名古屋高等裁判所金沢支部 昭和34年(う)260号 判決 1960年2月02日
被告人 村上昭雄
主文
原判決を破棄する。
本件を福井地方裁判所に差し戻す。
理由
論旨に対する判断に先立ち職権を以て本件記録を精査するに原審第四回及び第五回公判調書の記載によれば原審における口頭弁論は昭和三十四年八月二十七日一旦終結され、其の際判決宣告の公判期日を同年九月七日午前十時と指定告知されたこと、同年九月四日に至り弁護人より被害者との示談交渉の模様を立証するため判決宣告期日変更申請がなされたこと、原審は右申請につき検察官の意見を聴いた上同年九月七日に至り同日午前十時の判決宣告期日を同年同月十四日午前十時に変更する旨の決定をなしたこと右変更された同年同月十四日午前十時の公判において弁護人より口頭弁論再開の申請がなされ原審は之を許し弁論再開決定を宣し弁護人申請の本件に関する被害弁償に関する宮下伝、樋本順平、石内周治各作成の上申書三通につき証拠調をなし引き続き検察官弁護人双方の各意見陳述、被告人の最終陳述がなされ口頭弁論が終結され直ちに判決宣告がなされたことが夫々明らかであつて、右証拠調をした書類の中宮下伝作成名義の上申書には昭和三十四年九月十三日附福井地方裁判所宛として「被告人村上昭雄の詐欺等被告事件につき私の蒙つた被害金の損害については本日金三十万円也を持参し謝罪に赴き残金は毎月入金弁済することとし更生を誓つていますので私の被害は全部免除することとした」旨の記載があり、樋本順平作成名義の上申書には昭和三十四年九月十二日附福井地方裁判所宛として「被告人村上昭雄の詐欺等被告事件につき私の蒙つた被害金の損害については本日金一万七千円也を持参し謝罪に赴き残金に対しては毎月入金弁済することとし更生を誓つていますので私の被害は全部免除することとした」旨の記載があり、石内周治作成名義の上申書には昭和三十四年九月十二日附福井地方裁判所宛として「被告人村上昭雄の詐欺等被告事件につき私の蒙つた被害金の損害については本日金二万円也を持参し謝罪に赴き残金は毎月入金弁済することとし更生を誓つていますので私の被害は全部免除することとした」旨の記載のあることをそれぞれ認め得られる。然るに記録編綴の判決書によれば同判決書に記載してある日附は昭和三十四年九月七日であることが明らかである。

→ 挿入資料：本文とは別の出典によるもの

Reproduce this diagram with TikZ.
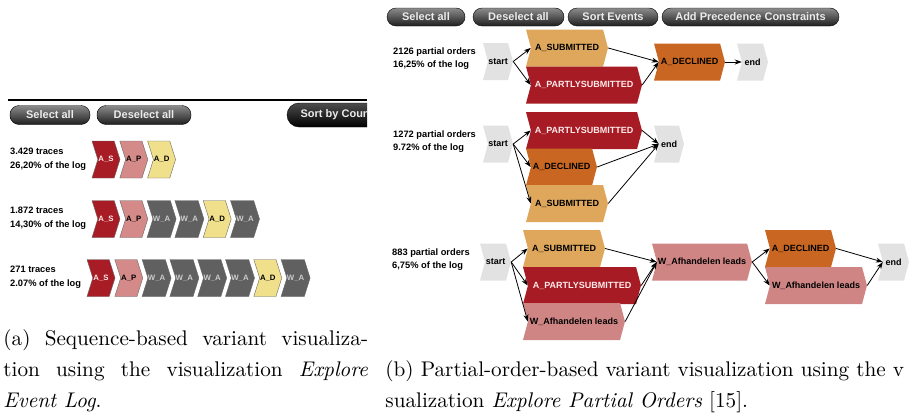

ところで判決書は刑事訴訟規則第五十三条第五十八条等に則り作成されるものであるから判決書の日附は其の作成の日附の表示と解すべきものである。従つて右日附が誤記であることを推認し得べき資料の何等存しない本件における原審判決書は昭和三十四年九月七日に作成されたものと認めざるを得ない。そうしてみれば原審判決書は口頭弁論再開後の弁論並びに之にあらわれた資料はすべて判断の対象の範囲外に置き、之を考慮することなく判決したとの批難を免れ得ない。而しておよそ判決が口頭弁論に基いてしなければならないことは刑事訴訟法第四十三条の明定するところであるが同条の法意は口頭弁論にあらわれた資料は、判断の結果による採否斟酌は別として、すべて判断の対象とすることを要し、口頭弁論にあらわれた資料の一部を判断の対象から任意に除外して之を不問に付することは訴訟手続上許されない趣旨をも規定しているものと解すべきものであるから、右のように再開後の口頭弁論にあらわれた資料につき之を判断の対象としたものと認め得る余地のない原判決には、訴訟手続たる刑事訴訟法第四十三条に違反した違法があるものと謂わねばならぬ。そして右の違法は判決に影響を及ぼすことが明らかであるから原判決は破棄を免れない。